Friday, January 07, 2011

call for plays - startling facts

I posted this call for plays on the NYCPlaywrights web site late last night, but was a little worried that I wouldn't get any submissions, because it's pretty unusual - if not unique. Instead of a production of your play you win an online analysis of your play. I wondered if anybody would submit work. But I got fourteen submissions in the first day - and the deadline isn't until February 15.

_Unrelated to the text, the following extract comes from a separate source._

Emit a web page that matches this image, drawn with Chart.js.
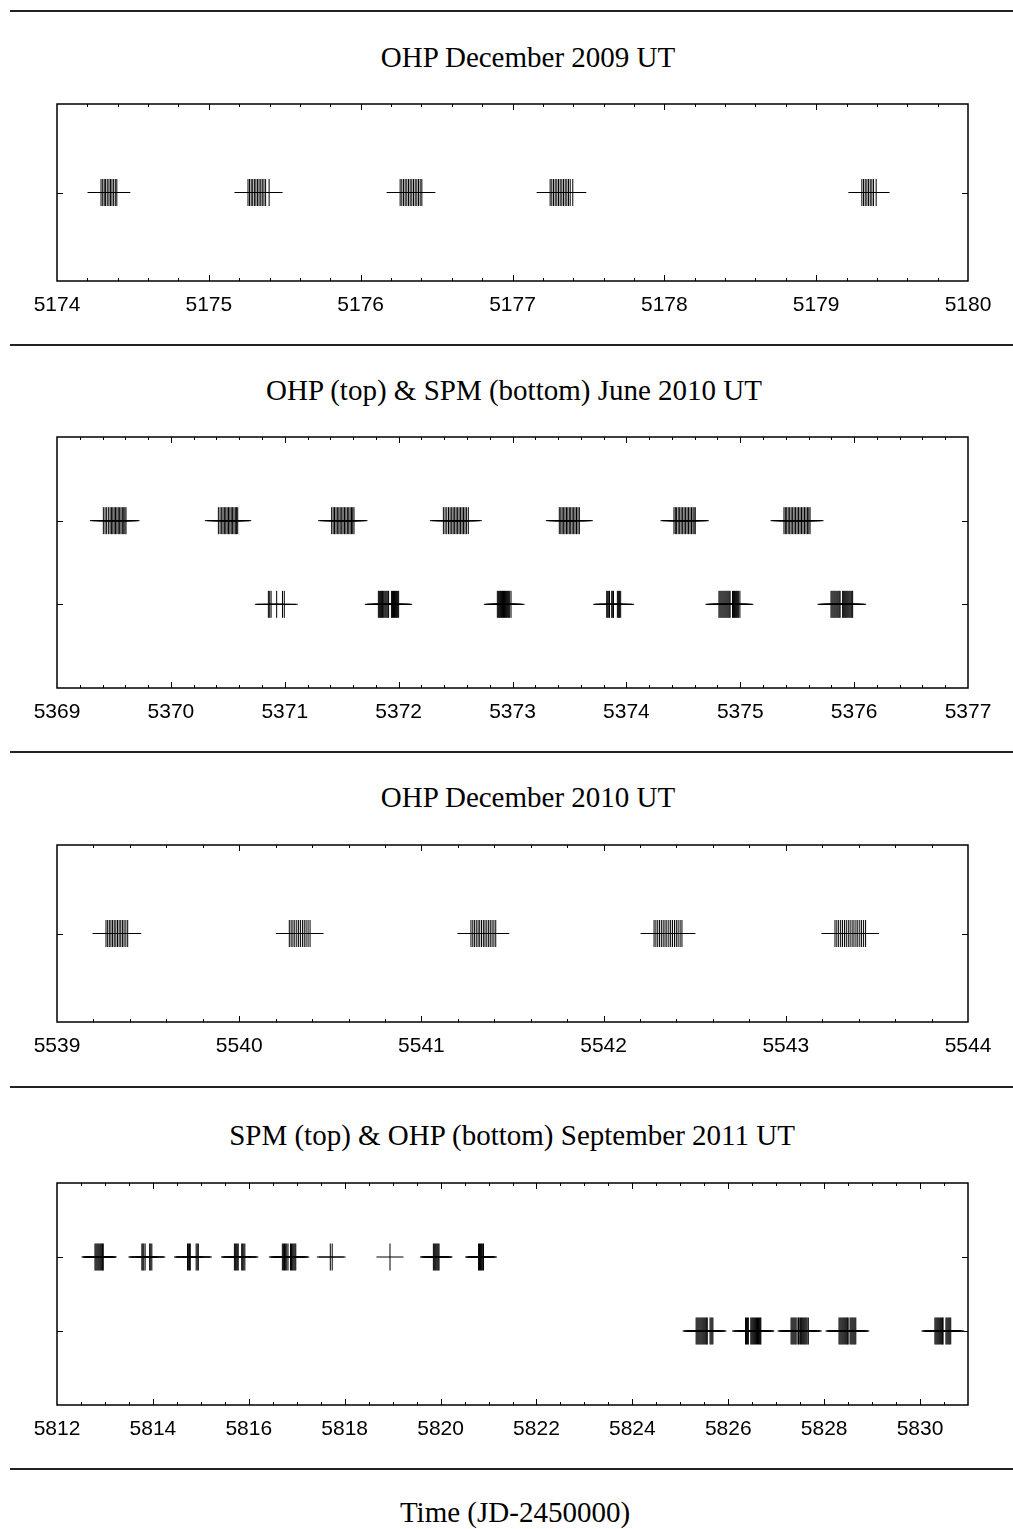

However, two startling facts:

Of the fourteen submissions on the first day, only ONE was from a female playwright. Now I knew that there were more male than female playwrights, and plenty of studies have demonstrated that men as a group have higher self-esteem than women - although that's what you would expect from a patriarchy. But one out of FOURTEEN? Even I didn't expect that. I will have to see how this plays out by February 15. I will report the statistics on this blog.

The second startling fact. Back in August I blogged about the fact that I'd seen no less than three plays about the World Trade Center attack in which somebody's lover could not accept the fact that their loved one died in the attack - and so the play was about the lover hallucinating that the person was still alive. Well guess what - today the fourth variation on that theme was submitted to NYCPlaywrights.

What IS it about the WTC attack that makes people write plays in which one person thinks a dead person is still alive???

I've only seen two plays about the WTC attack that DON'T use that trope - THE GUYS by Anne Nelson - which I thought was only so-so but it was fun to get to see Marlow Thomas on stage. And my own play, THE HELICOPTER, which I happen to think is swell. I did a production of it in my January 2009 evening of 10-minute plays STRESS AND THE CITY.